SPL_Heather Nov 07, 2016

Cora is a young woman living on a cotton plantation in Georgia. Her mother had escaped years ago and Cora carries the feelings of abandonment and resentment with her still. Life is harsh for the slaves but particularly for Cora as she is ostracized even from her fellow Africans. When she is offered the chance to escape on the Underground Railroad, she initially refuses. It is only after a brutal beating from the plantation owner, and promises of more to come, that Cora takes the opportunity to escape via the Railroad. During the escape, a man is killed, and the bounty on her head grows exponentially. As she travels from state to state, Cora experiences new horrors and moves closer to the North while being pursued by the relentless slave catcher Ridgeway. Along Cora’s journey we meet abolitionists, opportunists, and hypocrites who all play a role in the road to freedom.

In this coming of age tale, author Colson Whitehead envisions the Underground Railroad not as a metaphor, but as a real underground train network with conductors and station agents. This does nothing to take away from the very human experiences Cora lives through in this alternative history tale.

This book functions as a meditation on slavery during pre-civil war America.
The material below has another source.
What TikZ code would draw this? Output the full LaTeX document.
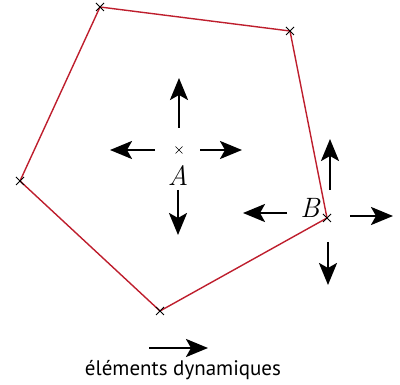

Cora’s journey to freedom takes her to different states, which allows Whitehead to describe the many horrors of slavery. In one state, Cora is treated well and given lodgings and a job but there are dark secrets hidden beneath the shiny exterior. In subsequent states, we see various other terrors including hangings, corpse trails, and mobs. While Whitehead reimagines these into a single narrative, the experiences he describes did occur in America’s history and it’s important that they are remembered.

The characterization in this latest selection in Oprah’s book club is also excellent. The various characters are fully realized people with backgrounds and emotions. In this way, we as readers have larger insight into the slave owners and slave catchers and what their motivations were and how they played the roles that they did in history.

Author Colson Whitehead is a Pulitzer Prize finalist and bestselling author. He employs his skills to craft a page turner of an historical novel. The chapters mostly come from Cora’s perspective, but interspersed are chapters from the perspective of other characters. The result is a novel with enormous depth and lush descriptions while still being highly readable.